Set task:
Starting at the first line of the data, please print exactly those lines through the one that holds "1.0089, 1.0066, 1.0054, 1.0042, 1.0037]", omitting every picture.
··· Available data
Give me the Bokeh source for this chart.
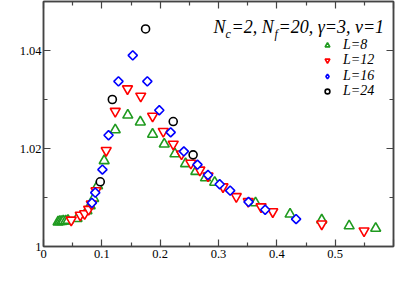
import numpy as np
from bokeh.plotting import figure
from bokeh.models import (LinearAxis, FixedTicker, Range1d, Label, Legend, LegendItem)
from bokeh.embed import file_html
from bokeh.resources import INLINE

# ---- data ----
x_L8 = [0.025, 0.028, 0.031, 0.034, 0.038, 0.042, 0.0575, 0.0745, 0.080, 0.086, 0.0927,
        0.104, 0.123, 0.1445, 0.166, 0.187, 0.207, 0.2253, 0.2435, 0.2611, 0.2777, 0.2935,
        0.3635, 0.4227, 0.477, 0.524, 0.5695]
y_L8 = [1.0050, 1.0051, 1.0051, 1.0052, 1.0052, 1.0053, 1.0057, 1.0073, 1.0083, 1.0098, 1.0124,
        1.0175, 1.0238, 1.0268, 1.0254, 1.0229, 1.0209, 1.0189, 1.0169, 1.0153, 1.0140, 1.0131,
        1.0089, 1.0066, 1.0054, 1.0042, 1.0037]

x_L12 = [0.0475, 0.063, 0.0705, 0.0774, 0.082, 0.090, 0.1075, 0.123, 0.144, 0.1667, 0.187,
         0.2053, 0.2224, 0.2366, 0.2526, 0.268, 0.282, 0.3077, 0.3305, 0.351, 0.373, 0.393,
         0.477, 0.5495]
y_L12 = [1.0054, 1.0064, 1.0067, 1.0076, 1.0087, 1.0114, 1.0196, 1.0276, 1.0322, 1.0307, 1.0266,
         1.0235, 1.0209, 1.0189, 1.0170, 1.0156, 1.0144, 1.0122, 1.0102, 1.0092, 1.0081, 1.0071,
         1.0046, 1.0032]

x_L16 = [0.083, 0.0887, 0.101, 0.1115, 0.1285, 0.153, 0.178, 0.1985, 0.218, 0.2406, 0.264,
         0.282, 0.302, 0.320, 0.3515, 0.380, 0.433]
y_L16 = [1.0089, 1.0110, 1.0157, 1.0227, 1.0337, 1.0390, 1.0337, 1.0278, 1.0233, 1.0194, 1.0167,
         1.0146, 1.0127, 1.0114, 1.0091, 1.0075, 1.0056]

x_L24 = [0.0973, 0.118, 0.175, 0.2224, 0.2565]
y_L24 = [1.0132, 1.0300, 1.0444, 1.0255, 1.0187]

series_labels = ["L=8", "L=12", "L=16", "L=24"]
x_ticks = [0, 0.1, 0.2, 0.3, 0.4, 0.5, 0.6]
x_tick_labels = ["0", "0.1", "0.2", "0.3", "0.4", "0.5", ""]
y_ticks = [1.0, 1.02, 1.04]
y_tick_labels = ["1", "1.02", "1.04"]

SERIF = "Liberation Serif"
GREEN = "#1f9a1f"
AXC = "#444444"

p = figure(output_backend="svg", toolbar_location=None,
           frame_width=350, frame_height=245,
           x_range=Range1d(0, 0.6), y_range=Range1d(1.0, 1.05),
           min_border_left=43, min_border_right=2, min_border_top=1, min_border_bottom=40,
           x_axis_location=None, y_axis_location=None)
p.grid.visible = False
p.outline_line_color = AXC
p.outline_line_width = 1.5
p.background_fill_color = "white"
p.border_fill_color = "white"

def style_axis(ax, ticks, minor, overrides, show_labels, standoff=3):
    ax.ticker = FixedTicker(ticks=ticks, minor_ticks=minor)
    ax.axis_line_color = AXC
    ax.axis_line_width = 1.5
    ax.major_tick_line_color = AXC
    ax.minor_tick_line_color = AXC
    ax.major_tick_line_width = 1.2
    ax.minor_tick_line_width = 1.2
    ax.major_tick_in = 7
    ax.major_tick_out = 0
    ax.minor_tick_in = 4
    ax.minor_tick_out = 0
    ax.major_label_text_font = SERIF
    ax.major_label_text_font_size = "12.5px"
    ax.major_label_text_color = "black"
    if show_labels:
        ax.major_label_overrides = overrides
        ax.major_label_standoff = standoff
    else:
        ax.major_label_overrides = {t: "" for t in ticks}
        ax.major_label_standoff = 0

x_minor = [0.05, 0.15, 0.25, 0.35, 0.45, 0.55]
y_minor = [1.01, 1.03, 1.05]
xo = {t: s for t, s in zip(x_ticks, x_tick_labels)}
yo = {t: s for t, s in zip(y_ticks, y_tick_labels)}

bx = LinearAxis(); style_axis(bx, x_ticks, x_minor, xo, True, 3); p.add_layout(bx, "below")
ly = LinearAxis(); style_axis(ly, y_ticks, y_minor, yo, True, 2); p.add_layout(ly, "left")
tx = LinearAxis(); style_axis(tx, x_ticks, x_minor, xo, False); p.add_layout(tx, "above")
ry = LinearAxis(); style_axis(ry, y_ticks, y_minor, yo, False); p.add_layout(ry, "right")

r8 = p.scatter(x_L8, y_L8, marker="triangle", size=10, line_color=GREEN, fill_color="white", line_width=1.6)
r12 = p.scatter(x_L12, y_L12, marker="inverted_triangle", size=10, line_color="red", fill_color="white", line_width=1.6)
r16 = p.scatter(x_L16, y_L16, marker="square", angle=np.pi / 4, size=6.5, line_color="blue", fill_color="white", line_width=1.6)
r24 = p.scatter(x_L24, y_L24, marker="circle", size=8, line_color="black", fill_color="white", line_width=1.6)
# legend-only key for L=16 (legend glyphs ignore the marker angle); its one point is NaN, so nothing is plotted
r16_key = p.scatter([np.nan], [np.nan], marker="diamond", size=10, line_color="blue", fill_color="white", line_width=1.6)

# one legend box per entry so the rows sit exactly where the reference has them
legend_y = [193, 178, 162, 147]
for lab_txt, r, ly_ in zip(series_labels, [r8, r12, r16_key, r24], legend_y):
    lg = Legend(items=[LegendItem(label=lab_txt, renderers=[r])],
                location=(278, ly_), orientation="vertical",
                label_text_font=SERIF, label_text_font_style="italic",
                label_text_font_size="14px", label_text_color="black",
                glyph_width=12, glyph_height=16, label_height=16, label_standoff=10,
                spacing=0, padding=0, margin=0,
                background_fill_alpha=0, border_line_alpha=0)
    p.add_layout(lg, "center")

def lab(text, x, y, size, italic=True, align="left", baseline="alphabetic"):
    p.add_layout(Label(x=x, y=y, x_units="screen", y_units="screen", text=text,
                       text_font=SERIF, text_font_style="italic" if italic else "normal",
                       text_font_size=size, text_color="black",
                       text_align=align, text_baseline=baseline))

# annotation N_c=2, N_f=20, gamma=3, v=1  (frame-relative screen coordinates)
MAIN_Y, SUB_Y = 220, 213
lab("N", 170, MAIN_Y, "18px")
lab("c", 182, SUB_Y, "12px")
lab("=2, N", 188, MAIN_Y, "18px")
lab("f", 231, SUB_Y, "12px")
lab("=20, \u03b3=3, v=1", 235, MAIN_Y, "18px")

# axis titles
lab("U", -40, 121, "18px", baseline="middle")
lab("R", 167, -19, "18px", baseline="middle")
lab("\u03be", 183, -30, "13px", baseline="middle")

open("out.html", "w").write(file_html(p, INLINE))
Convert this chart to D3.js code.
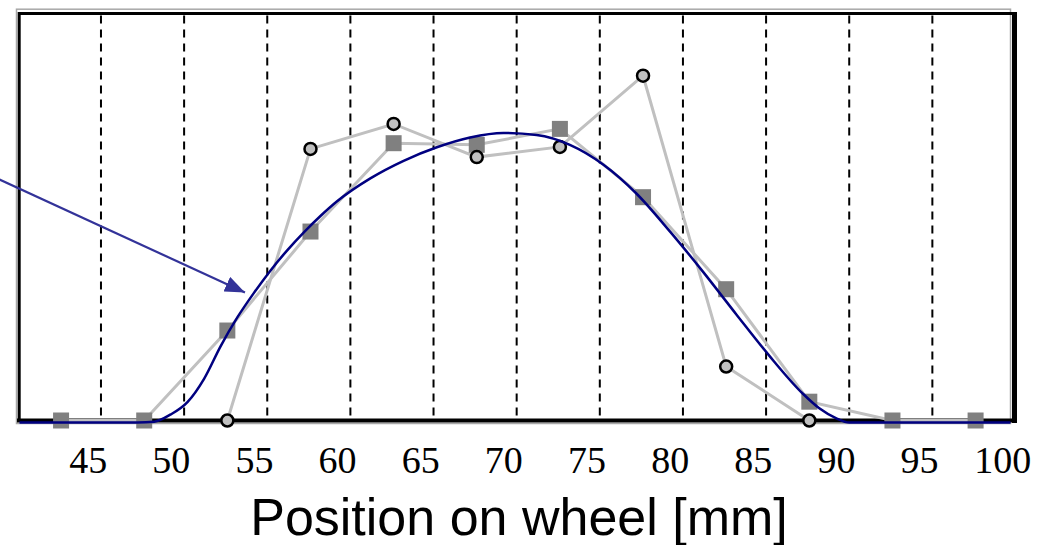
<!DOCTYPE html>
<html>
<head>
<meta charset="utf-8">
<script src="https://cdn.jsdelivr.net/npm/d3@7"></script>
<style>
  body { margin: 0; background: #fff; }
</style>
</head>
<body>
<svg width="1043" height="545"></svg>
<script>
// tick labels on the position axis (mm)
const tickLabels = [45, 50, 55, 60, 65, 70, 75, 80, 85, 90, 95, 100];
// dashed separators between measurement positions
const gridPositions = [45.8, 50.8, 55.8, 60.8, 65.8, 70.8, 75.8, 80.8, 85.8, 90.8, 95.8];

// square series
const squareX = [43.4, 48.4, 53.4, 58.4, 63.4, 68.4, 73.4, 78.4, 83.4, 88.4, 93.4, 98.4];
const squareY = [0, 0, 22.0, 46.2, 67.8, 67.4, 71.3, 54.6, 32.1, 4.6, 0, 0];

// circle series
const circleX = [53.4, 58.4, 63.4, 68.4, 73.4, 78.4, 83.4, 88.4];
const circleY = [0, 66.4, 72.5, 64.4, 66.9, 84.3, 13.2, 0];

// fitted curve (navy)
const curveX = [40.9, 48, 49, 50, 51, 52, 53, 54, 55, 56, 57, 58, 59, 60, 62, 64, 66, 68, 70,
  72, 74, 76, 78, 80, 82, 84, 86, 88, 89, 90, 90.8, 100.5];
const curveY = [-0.5, -0.5, -0.3, 1.5, 4.5, 10.2, 18.2, 25.2, 31.2, 36.7, 41.6, 46.0, 50.0, 53.6,
  59.2, 63.5, 66.8, 69.2, 70.3, 69.8, 67.4, 62.6, 55.5, 46.3, 36.4, 26.0, 15.8, 6.6, 3.0, 0.6, -0.5, -0.5];

// annotation arrow (start is off the left edge, label was cropped)
const arrowFrom = [39.7, 58.9];
const arrowTo = [54.46, 31.3];

const svg = d3.select('svg');

const x = d3.scaleLinear().domain([40.87, 100.77]).range([19, 1015]);
const y = d3.scaleLinear().domain([0, 100]).range([420.5, 11.5]);

const defs = svg.append('defs');
defs.append('marker')
  .attr('id', 'head')
  .attr('markerUnits', 'userSpaceOnUse')
  .attr('viewBox', '0 0 20 16')
  .attr('refX', 20).attr('refY', 8)
  .attr('markerWidth', 20).attr('markerHeight', 16)
  .attr('orient', 'auto')
  .append('path')
  .attr('d', 'M0,0L20,8L0,16Z')
  .attr('fill', '#333399');

// frame: grey outer line + black inner line
svg.append('rect')
  .attr('x', 16.5).attr('y', 9.2)
  .attr('width', 1010.5 - 16.5).attr('height', 423.5 - 9.2)
  .attr('fill', 'none')
  .attr('stroke', '#a8a8a8')
  .attr('stroke-width', 1.5);

// dashed gridlines
svg.append('g')
  .selectAll('line')
  .data(gridPositions)
  .enter()
  .append('line')
  .attr('x1', d => x(d)).attr('x2', d => x(d))
  .attr('y1', y(100) + 4).attr('y2', y(0))
  .attr('stroke', '#000')
  .attr('stroke-width', 2)
  .attr('stroke-dasharray', '8,6');

const frame = svg.append('g').attr('stroke', '#000');
frame.append('line').attr('x1', 18).attr('x2', 1015).attr('y1', 13.5).attr('y2', 13.5).attr('stroke-width', 3);
frame.append('line').attr('x1', 19.2).attr('x2', 19.2).attr('y1', 12).attr('y2', 422).attr('stroke-width', 3);
frame.append('line').attr('x1', 1014.5).attr('x2', 1014.5).attr('y1', 12).attr('y2', 423).attr('stroke-width', 5);
frame.append('line').attr('x1', 17).attr('x2', 1017).attr('y1', y(0)).attr('y2', y(0)).attr('stroke-width', 4);

// x axis labels
const xAxis = d3.axisBottom(x).tickValues(tickLabels).tickSize(0).tickPadding(26);
const gx = svg.append('g')
  .attr('transform', 'translate(0,' + y(0) + ')')
  .call(xAxis);
gx.select('.domain').remove();
gx.selectAll('text')
  .attr('font-family', '"Liberation Serif", "Times New Roman", serif')
  .attr('font-size', 38)
  .attr('fill', '#000');

svg.append('text')
  .attr('x', 519).attr('y', 535)
  .attr('text-anchor', 'middle')
  .attr('font-family', '"Liberation Sans", Arial, sans-serif')
  .attr('font-size', 52)
  .attr('fill', '#000')
  .text('Position on wheel [mm]');

// grey connecting lines
const line = d3.line().x(d => x(d[0])).y(d => y(d[1]));
const squares = squareX.map((v, i) => [v, squareY[i]]);
const circles = circleX.map((v, i) => [v, circleY[i]]);

svg.append('path').datum(squares)
  .attr('d', line).attr('fill', 'none').attr('stroke', '#c0c0c0').attr('stroke-width', 3);
svg.append('path').datum(circles)
  .attr('d', line).attr('fill', 'none').attr('stroke', '#c0c0c0').attr('stroke-width', 3);

svg.append('g').selectAll('rect')
  .data(squares)
  .enter()
  .append('rect')
  .attr('x', d => x(d[0]) - 8).attr('y', d => y(d[1]) - 8)
  .attr('width', 16).attr('height', 16)
  .attr('fill', '#808080');

svg.append('g').selectAll('circle')
  .data(circles)
  .enter()
  .append('circle')
  .attr('cx', d => x(d[0])).attr('cy', d => y(d[1]))
  .attr('r', 6)
  .attr('fill', '#c0c0c0')
  .attr('stroke', '#000')
  .attr('stroke-width', 2.5);

// fitted curve
const curve = curveX.map((v, i) => [v, curveY[i]]);
svg.append('path').datum(curve)
  .attr('d', d3.line().x(d => x(d[0])).y(d => y(d[1])).curve(d3.curveMonotoneX))
  .attr('fill', 'none')
  .attr('stroke', '#000080')
  .attr('stroke-width', 2.5);

// arrow
svg.append('line')
  .attr('x1', x(arrowFrom[0])).attr('y1', y(arrowFrom[1]))
  .attr('x2', x(arrowTo[0])).attr('y2', y(arrowTo[1]))
  .attr('stroke', '#333399')
  .attr('stroke-width', 2.2)
  .attr('marker-end', 'url(#head)');
</script>
</body>
</html>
······
Answer to the task:
Give me the Bokeh source for this chart.
import numpy as np
from bokeh.plotting import figure
from bokeh.models import (LinearAxis, FixedTicker, Range1d, Label, Legend, LegendItem)
from bokeh.embed import file_html
from bokeh.resources import INLINE

# ---- data ----
x_L8 = [0.025, 0.028, 0.031, 0.034, 0.038, 0.042, 0.0575, 0.0745, 0.080, 0.086, 0.0927,
        0.104, 0.123, 0.1445, 0.166, 0.187, 0.207, 0.2253, 0.2435, 0.2611, 0.2777, 0.2935,
        0.3635, 0.4227, 0.477, 0.524, 0.5695]
y_L8 = [1.0050, 1.0051, 1.0051, 1.0052, 1.0052, 1.0053, 1.0057, 1.0073, 1.0083, 1.0098, 1.0124,
        1.0175, 1.0238, 1.0268, 1.0254, 1.0229, 1.0209, 1.0189, 1.0169, 1.0153, 1.0140, 1.0131,
        1.0089, 1.0066, 1.0054, 1.0042, 1.0037]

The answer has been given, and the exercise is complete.